もっとも、私自身はMIDORI.soにはほとんどいない。関東北部や甲信越を巡って、少しでも植林地を増やそうと動き回る日々。社員たちも皆、地方にいる。だからMIDORI.soでは大抵一人だ。わりとボーっとしていることも多い。それでもいい懐の大きい温度感が心地よいと感じている。都会の真ん中にある空間が、いつの間にか私の心の隠れ家になっていたのかもしれない。


思えば、この5年は理想と現実の折り合いをつける作業の連続だった。綺麗事で終わらせないためには、汗をかいて、泥にまみれるしかない。その一方で、自然は厳しさの中に、絶えず再生への可能性を秘めている。木々は冬になれば落葉し、春にはまた若葉を広げる。会社だって、似たようなものかもしれない。どんなに資金が底をつきそうでも、プロジェクトが失敗しかけても、諦めずに踏ん張れば次の芽が出てくることがある。実際、私たちはそうしてきたし、今もそうあり続けようとしている。


もちろん、常に順風満帆ではない。やりきれない思いを抱えながら、それでも前を向かなきゃいけない瞬間は多い。でも、実際、ここまで来てみて、私は成功を確信している。足元を見失わず、一歩ずつ着実に森へ根を下ろしていけば、必ず花開くときが来る。それが、いまの私の偽らざる実感だ。かつて初めてMIDORI.soに足を踏み入れ、あのふかふかのソファに沈み込んでいた過去の自分とは明らかに異なっている。

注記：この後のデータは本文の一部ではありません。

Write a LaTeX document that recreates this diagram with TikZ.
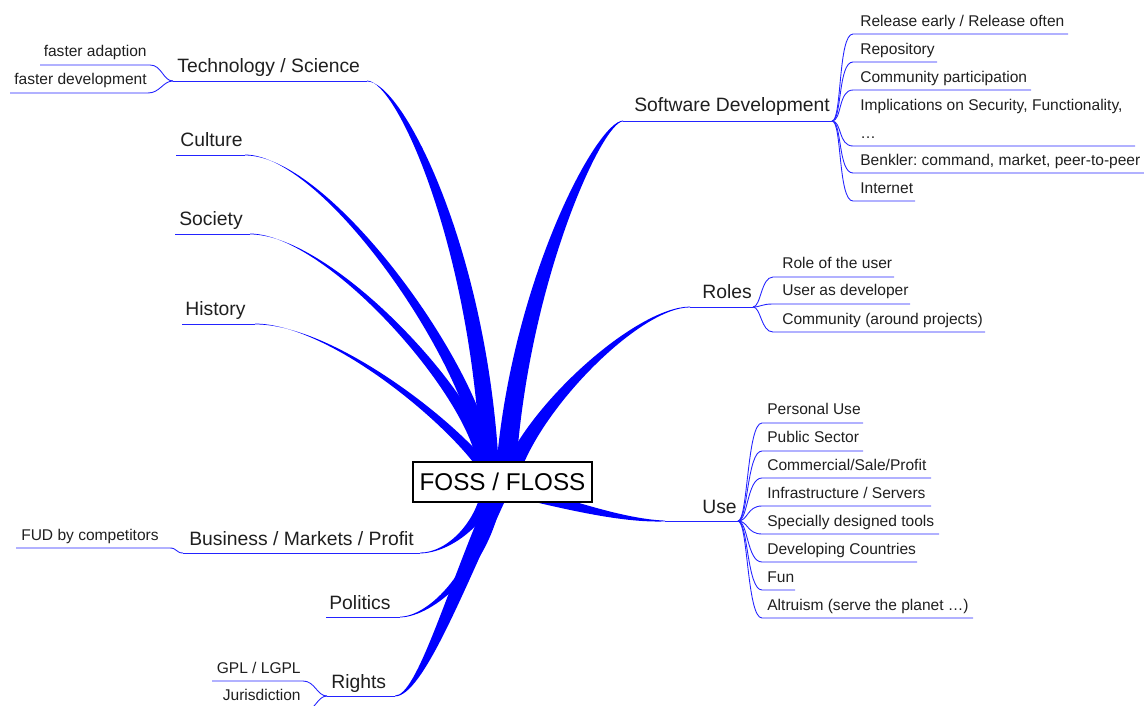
\documentclass[tikz,border=0pt]{standalone}
\usepackage{fontspec}
\setmainfont{Liberation Sans}
\usetikzlibrary{calc}
\definecolor{twigblue}{RGB}{35,35,255}

% tapered branch: start, control 1, control 2, end, half-width offset at the start (dx,dy)
\newcommand\taperbranch[6]{%
  \fill[branch] ($#1+(#5,#6)$) .. controls ($#2+0.85*(#5,#6)$) and ($#3+0.3*(#5,#6)$) .. ($#4+(0,0.4)$)
    -- ($#4+(0,-0.4)$) .. controls ($#3-0.3*(#5,#6)$) and ($#2-0.85*(#5,#6)$) .. ($#1-(#5,#6)$) -- cycle;}

\begin{document}
\frenchspacing
\begin{tikzpicture}[x=0.02cm,y=-0.02cm,
  branch/.style={fill=blue},
  twig/.style={draw=twigblue, line width=0.5pt},
  topic/.style={font=\fontsize{11}{13}\selectfont, inner sep=0pt, text=black!88},
  leaf/.style={font=\fontsize{8.85}{11}\selectfont, inner sep=0pt, text=black!88},
  rootbox/.style={draw=black, line width=0.6pt, fill=white, inner sep=0pt,
    minimum width=3.58cm, minimum height=0.8cm, font=\fontsize{13.8}{16}\selectfont}]

\useasboundingbox (0,0) rectangle (1144,706);
\clip (0,0) rectangle (1144,706);

% ---------- main branches ----------
\taperbranch{(490,470)}{(480,250)}{(400,81)}{(367,81)}{9}{0}     % Technology / Science
\taperbranch{(486,470)}{(485,380)}{(330,155)}{(245,155)}{8}{0}   % Culture
\taperbranch{(486,470)}{(480,400)}{(330,234)}{(250,234)}{8}{0}   % Society
\taperbranch{(486,470)}{(450,420)}{(330,324)}{(255,324)}{7}{0}   % History
\taperbranch{(506,470)}{(520,280)}{(600,121)}{(623,121)}{10}{0}  % Software Development
\taperbranch{(512,470)}{(540,400)}{(640,307)}{(690,307)}{9}{0}   % Roles
\taperbranch{(505,488)}{(560,502)}{(620,521)}{(665,521)}{0}{7}   % Use
\taperbranch{(490,485)}{(485,520)}{(450,553)}{(420,553)}{8}{0}   % Business
\taperbranch{(495,490)}{(485,570)}{(430,617)}{(400,617)}{8}{0}   % Politics
\taperbranch{(500,490)}{(455,590)}{(420,696)}{(395,696)}{10}{0}  % Rights

% ---------- root ----------
\node[rootbox] (root) at (502.5,482) {FOSS / FLOSS};

% ---------- left topics ----------
\coordinate (techL) at (173,81);  \coordinate (techR) at (367,81);
\coordinate (cultL) at (176,155); \coordinate (cultR) at (245,155);
\coordinate (socL) at (175,234);  \coordinate (socR) at (250,234);
\coordinate (histL) at (182,324); \coordinate (histR) at (255,324);
\coordinate (busL) at (183,553);  \coordinate (busR) at (420,553);
\coordinate (polL) at (326,617);  \coordinate (polR) at (400,617);
\coordinate (rigL) at (327,696);  \coordinate (rigR) at (395,696);

\draw[twig] (techL) -- (techR);
\draw[twig] (cultL) -- (cultR);
\draw[twig] (socL) -- (socR);
\draw[twig] (histL) -- (histR);
\draw[twig] (busL) -- (busR);
\draw[twig] (polL) -- (polR);
\draw[twig] (rigL) -- (rigR);

\node[topic, anchor=base west] (tech) at (177,73) {Technology / Science};
\node[topic, anchor=base west] (cult) at (180,147) {Culture};
\node[topic, anchor=base west] (soc) at (179,226) {Society};
\node[topic, anchor=base west] (hist) at (185,316) {History};
\node[topic, anchor=base west] (bus) at (189,545) {Business / Markets / Profit};
\node[topic, anchor=base west] (pol) at (329,609) {Politics};
\node[topic, anchor=base west] (rig) at (331,688) {Rights};

% leaves of the left topics
\coordinate (fa1) at (40,65);  \coordinate (fa2) at (150,65);
\coordinate (fd1) at (10,93);  \coordinate (fd2) at (148,93);
\draw[twig] (fa1) -- (fa2) .. controls +(12,0) and +(-10,0) .. (techL);
\draw[twig] (fd1) -- (fd2) .. controls +(12,0) and +(-10,0) .. (techL);
\node[leaf, anchor=base east] (fadapt) at (147,57) {faster adaption};
\node[leaf, anchor=base east] (fdev) at (147,85) {faster development};

\coordinate (fud1) at (16,548); \coordinate (fud2) at (170,548);
\draw[twig] (fud1) -- (fud2) .. controls +(7,0) and +(-7,0) .. (busL);
\node[leaf, anchor=base east] (fud) at (159,540) {FUD by competitors};

\coordinate (gpl1) at (212,681); \coordinate (gpl2) at (303,681);
\coordinate (jur1) at (215,712); \coordinate (jur2) at (303,712);
\draw[twig] (gpl1) -- (gpl2) .. controls +(12,0) and +(-10,0) .. (rigL);
\draw[twig] (jur1) -- (jur2) .. controls +(12,0) and +(-10,0) .. (rigL);
\node[leaf, anchor=base east] (gpl) at (301,673) {GPL / LGPL};
\node[leaf, anchor=base east] (jur) at (301,700) {Jurisdiction};

% ---------- right topics ----------
\coordinate (swL) at (623,121);  \coordinate (swR) at (832,121);
\coordinate (rolL) at (690,307); \coordinate (rolR) at (753,307);
\coordinate (useL) at (665,521); \coordinate (useR) at (738,521);
\draw[twig] (swL) -- (swR);
\draw[twig] (rolL) -- (rolR);
\draw[twig] (useL) -- (useR);

\node[topic, anchor=base west] (sw) at (634,112) {Software Development};
\node[topic, anchor=base west] (rol) at (702,298) {Roles};
\node[topic, anchor=base west] (use) at (702,513) {Use};

% leaves of Software Development
\foreach \name/\y/\x in {sdA/34/1068, sdB/62/937, sdC/90/1031, sdD/146/1135, sdE/173/1150, sdF/201/915}{
  \coordinate (\name-s) at (853,\y);
  \coordinate (\name-e) at (\x,\y);
  \draw[twig] (swR) .. controls +(10,0) and +(-15,0) .. (\name-s) -- (\name-e);
}
\node[leaf, anchor=base west] (rel) at (860,27) {Release early / Release often};
\node[leaf, anchor=base west] (repo) at (860,55) {Repository};
\node[leaf, anchor=base west] (comm) at (860,83) {Community participation};
\node[leaf, anchor=base west] (impl) at (860,111) {Implications on Security, Functionality,};
\node[leaf, anchor=base west] (impldots) at (860,139) {…};
\node[leaf, anchor=base west] (benk) at (860,166) {Benkler: command, market, peer-to-peer};
\node[leaf, anchor=base west] (inet) at (860,194) {Internet};

% leaves of Roles
\foreach \name/\y/\x in {roA/277/894, roB/304/910, roC/332/985}{
  \coordinate (\name-s) at (773,\y);
  \coordinate (\name-e) at (\x,\y);
  \draw[twig] (rolR) .. controls +(8,0) and +(-12,0) .. (\name-s) -- (\name-e);
}
\node[leaf, anchor=base west] (roleuser) at (782,269) {Role of the user};
\node[leaf, anchor=base west] (userdev) at (782,296) {User as developer};
\node[leaf, anchor=base west] (commproj) at (782,324) {Community (around projects)};

% leaves of Use
\foreach \name/\y/\x in {usA/423/863, usB/451/863, usC/478/931, usD/506/931, usE/534/939, usF/562/917, usG/590/795, usH/618/973}{
  \coordinate (\name-s) at (762,\y);
  \coordinate (\name-e) at (\x,\y);
  \draw[twig] (useR) .. controls +(10,0) and +(-15,0) .. (\name-s) -- (\name-e);
}
\node[leaf, anchor=base west] (pers) at (767,414) {Personal Use};
\node[leaf, anchor=base west] (pub) at (767,442) {Public Sector};
\node[leaf, anchor=base west] (comsale) at (767,470) {Commercial/Sale/Profit};
\node[leaf, anchor=base west] (infra) at (767,498) {Infrastructure / Servers};
\node[leaf, anchor=base west] (tools) at (767,526) {Specially designed tools};
\node[leaf, anchor=base west] (devc) at (767,554) {Developing Countries};
\node[leaf, anchor=base west] (fun) at (767,582) {Fun};
\node[leaf, anchor=base west] (altr) at (767,610) {Altruism (serve the planet …)};
\end{tikzpicture}
\end{document}
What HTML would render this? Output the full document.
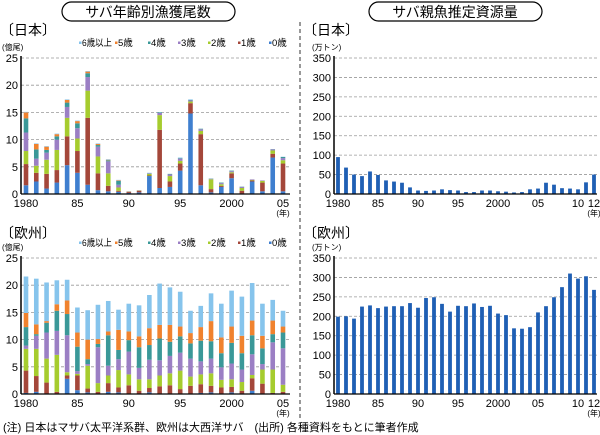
<!DOCTYPE html>
<html><head><meta charset="utf-8"><style>
body{margin:0;background:#fff;}
svg{display:block;font-family:"Liberation Sans","Noto Sans CJK JP",sans-serif;}
</style></head><body>
<svg id="c" width="600" height="435" viewBox="0 0 600 435">
<g><rect x="62" y="2" width="173" height="19" rx="9.5" fill="#fff" stroke="#000" stroke-width="1.2"/><text x="148" y="17" font-size="14" text-anchor="middle">サバ年齢別漁獲尾数</text></g>
<g><rect x="369" y="2" width="173" height="19" rx="9.5" fill="#fff" stroke="#000" stroke-width="1.2"/><text x="455" y="17" font-size="14" text-anchor="middle">サバ親魚推定資源量</text></g>
<line x1="300" y1="22" x2="300" y2="420" stroke="#333" stroke-dasharray="4,3"/>
<text x="0" y="35" font-size="14">〔日本〕</text>
<text x="0" y="238" font-size="14">〔欧州〕</text>
<text x="303" y="35" font-size="14">〔日本〕</text>
<text x="303" y="238" font-size="14">〔欧州〕</text>
<text x="2" y="50" font-size="8">(億尾)</text>
<text x="2" y="250" font-size="8">(億尾)</text>
<text x="312" y="50" font-size="8">(万トン)</text>
<text x="312" y="250" font-size="8">(万トン)</text>
<text x="3" y="431" font-size="11">(注) 日本はマサバ太平洋系群、欧州は大西洋サバ　(出所) 各種資料をもとに筆者作成</text>
<g id="g"></g>
</svg>
<script>
const ages=['0歳','1歳','2歳','3歳','4歳','5歳','6歳以上'];
const ageColors=['#3f7fcf','#a4473a','#a6cc2e','#9b7fc4','#3a9898','#f0822e','#86c4ec'];
const catchYears=[1980,1981,1982,1983,1984,1985,1986,1987,1988,1989,1990,1991,1992,1993,1994,1995,1996,1997,1998,1999,2000,2001,2002,2003,2004,2005];
const jpCatch=[[1.6,3.9,2.4,3.4,2.6,1.1,0.1],[2.3,1.6,1.3,1.3,1.7,1.0,0.1],[1.0,2.7,2.6,1.3,0.5,0.6,0.1],[2.1,2.3,3.7,1.9,0.6,0.4,0.1],[5.3,5.3,3.4,2.0,0.8,0.5,0.1],[3.9,4.0,2.3,1.9,0.9,0.4,0.1],[1.7,12.3,5.0,2.5,0.7,0.3,0.1],[0.7,3.1,3.1,1.8,0.3,0.2,0.1],[0.5,1.0,2.3,2.2,0.2,0.1,0.1],[0.4,0.2,0.6,0.5,0.7,0.1,0.1],[0.2,0.2,0.05,0.05,0,0,0],[0.3,0.3,0.05,0.05,0,0,0],[3.3,0.1,0.3,0.1,0.05,0,0.05],[1.1,10.7,2.7,0.4,0.1,0,0.05],[1.3,1.0,1.0,0.3,0.1,0,0],[4.3,1.3,0.5,0.4,0.1,0,0.1],[14.8,1.9,0.3,0.2,0.1,0,0.1],[1.6,9.4,0.6,0.3,0.1,0,0],[0.3,0.6,1.8,0.1,0.05,0,0],[1.3,0.2,0.3,0.2,0.1,0,0],[2.9,0.9,0.2,0.2,0.1,0,0],[0.1,0.5,0.5,0.2,0.05,0,0],[2.3,0.2,0.1,0.1,0,0,0],[0.5,1.6,0.3,0.1,0,0,0],[6.7,0.7,0.6,0.2,0.05,0,0],[0.5,5.1,0.6,0.4,0.2,0,0.05]];
const euCatch=[[0.2,4.1,4.0,0.6,3.4,2.6,6.7],[0.4,2.9,5.0,2.4,0.3,1.8,8.4],[0.1,2.0,4.4,4.8,1.8,0.3,7.1],[0.1,0.3,6.8,4.4,3.7,1.2,4.4],[2.8,0.6,0.6,6.8,3.9,2.5,3.8],[0.7,2.7,0.3,0.5,4.5,2.6,4.6],[0.3,0.7,4.2,0.3,0.9,3.6,5.4],[0.1,0.3,1.6,6.6,0.6,0.9,6.3],[0.4,1.6,1.4,1.8,5.6,0.7,5.6],[0.3,0.9,3.2,2.0,1.7,3.7,3.7],[0.1,1.5,2.0,4.2,2.1,1.6,5.1],[0.1,0.5,2.1,2.1,3.8,2.0,5.7],[0.3,0.8,1.6,3.6,2.7,3.1,6.1],[0.1,1.3,2.0,2.8,4.0,2.5,7.6],[0.1,1.5,2.2,3.2,2.6,3.1,6.9],[0.1,0.8,3.4,3.3,3.0,1.8,6.4],[0.1,1.4,1.7,3.3,2.8,1.9,4.1],[0.2,1.6,1.8,2.4,3.8,2.5,3.9],[0.3,1.2,2.3,2.7,3.2,3.7,5.1],[0.1,1.1,1.4,2.3,2.6,2.9,6.2],[0.3,1.0,1.4,2.9,3.8,3.0,6.6],[0.1,0.5,1.6,2.3,3.0,3.2,7.2],[0.6,2.3,0.6,3.8,3.5,2.7,6.9],[0.1,1.8,2.6,1.0,2.9,2.3,5.9],[0.1,0.1,4.3,5.0,1.5,2.5,3.8],[0.1,0.3,1.3,6.7,2.9,1.1,2.9]];
const catchTicks=[0,5,10,15,20,25];
const catchXLabels=['1980','85','90','95','2000','05'];
const bioYears=[1980,1981,1982,1983,1984,1985,1986,1987,1988,1989,1990,1991,1992,1993,1994,1995,1996,1997,1998,1999,2000,2001,2002,2003,2004,2005,2006,2007,2008,2009,2010,2011,2012];
const jpBio=[95,68,50,46,58,49,35,32,29,17,9,8,9,12,10,9,5,5,9,9,7,6,4,5,12,14,29,24,15,14,12,30,50];
const euBio=[199,200,194,225,228,221,225,226,226,234,222,247,249,232,212,227,226,233,224,227,207,203,169,168,172,210,226,249,275,310,297,303,268];
const bioTicks=[0,50,100,150,200,250,300,350];
const bioXLabels=['1980','85','90','95','2000','05','10','12'];
const bioXLabelYears=[1980,1985,1990,1995,2000,2005,2010,2012];

const NS='http://www.w3.org/2000/svg';
const G=document.getElementById('g');
function mk(t,a,p){const e=document.createElementNS(NS,t);for(const k in a)e.setAttribute(k,a[k]);(p||G).appendChild(e);return e;}

function axes(p,ticks,max,name){
  const yS=v=>p.y0-v/max*(p.y0-p.y1);
  ticks.forEach(t=>{
    if(t>0){const l=mk('line',{x1:p.ax,x2:p.right,y1:yS(t),y2:yS(t),stroke:'#999','stroke-dasharray':'3,2','stroke-width':0.8});
    
    }
    const tx=mk('text',{x:p.ax-3,y:yS(t)+4,'font-size':11,'text-anchor':'end'});tx.textContent=t;
    
    
  });
  return yS;
}
function frame(p,name){
  const a=mk('line',{x1:p.ax,x2:p.ax,y1:p.y1-2,y2:p.y0,stroke:'#000','stroke-width':1.5});
  
  
  const b=mk('line',{x1:p.ax,x2:p.right,y1:p.y0,y2:p.y0,stroke:'#000','stroke-width':1.2});
  
  
}

function catchChart(data,y0,name){
  const p={ax:21,right:290,y0:y0,y1:y0-136};
  const yS=axes(p,catchTicks,25,name);
  const xS=i=>26+i*10.28;
  data.forEach((row,i)=>{
    let cum=0;
    row.forEach((v,k)=>{
      if(v<=0)return;
      const r=mk('rect',{x:xS(i)-2.3,y:yS(cum+v),width:4.6,height:yS(cum)-yS(cum+v),fill:ageColors[k]});
      
      
      cum+=v;
    });
  });
  frame(p,name);
  catchXLabels.forEach((s,j)=>{const t=mk('text',{x:xS(j*5),y:y0+13,'font-size':11,'text-anchor':'middle'});t.textContent=s;
    
    });
  const u=mk('text',{x:283,y:y0+22,'font-size':8,'text-anchor':'middle'});u.textContent='(年)';
  
  
  const ly=y0-148;
  const lxs=[269,238,208,178,148,115,79];
  for(let k=6;k>=0;k--){
    const lx=lxs[k];
    const lg=mk('g',{});
    
    
    mk('rect',{x:lx,y:ly-4.5,width:2.5,height:2.5,fill:ageColors[k]},lg);
    const attrs={x:lx+3,y:ly,'font-size':9.5};
    if(k===6){attrs.textLength=30;attrs.lengthAdjust='spacingAndGlyphs';}
    const t=mk('text',attrs,lg);t.textContent=ages[k];
  }
}
function bioChart(data,y0,name){
  const p={ax:334,right:597,y0:y0,y1:y0-136};
  const yS=axes(p,bioTicks,350,name);
  const xS=yr=>338+(yr-1980)*8;
  data.forEach((v,i)=>{
    const r=mk('rect',{x:xS(bioYears[i])-1.9,y:yS(v),width:3.8,height:y0-yS(v),fill:'#1f5fb4'});
    
    
  });
  frame(p,name);
  bioXLabels.forEach((s,j)=>{const t=mk('text',{x:xS(bioXLabelYears[j]),y:y0+13,'font-size':11,'text-anchor':'middle'});t.textContent=s;
    
    });
  const u=mk('text',{x:594,y:y0+22,'font-size':8,'text-anchor':'middle'});u.textContent='(年)';
  
  
}
catchChart(jpCatch,194,'japan-catch');
catchChart(euCatch,394,'europe-catch');
bioChart(jpBio,194,'japan-biomass');
bioChart(euBio,394,'europe-biomass');
</script>
</body></html>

成功するには、まだ何倍もの時間も努力が必要だろう。それでも、私にはやるべきことがはっきり見えているし、仲間もいる。MIDORI.soの空間が、どこかで静かに背中を押してくれているとも感じる。この先にどんなトラブルや荒波が待っていても、柔軟に枝を伸ばし、深く根を張るように成長していきたい。いつか、すべての苦労を笑い合える日が来ると確信している。たまには言おう、ありがとう、MIDORI.so


余談ではあるが、今回コミュニティオーガナイザーのエリナ氏からコラムを書いてほしいと依頼があり受けることにした。いつもながらエリナ氏の頼み方は少しが強い。「コラムの締め切りが近いから無理そう」とやんわり断ろうと答えたら「週明けでいいよ」と言われた。それって週末にやらなきゃいけなくなるじゃないかと思いつつ、エリナ氏の圧に断りきれずに受けた。エリナ氏はそういう人だ。が、嫌いではない。むしろちょっと頼まれて嬉しいと思っている自分がいる。む、、この感じ、なんか完全にエリナ氏の術中にはまっている気がする!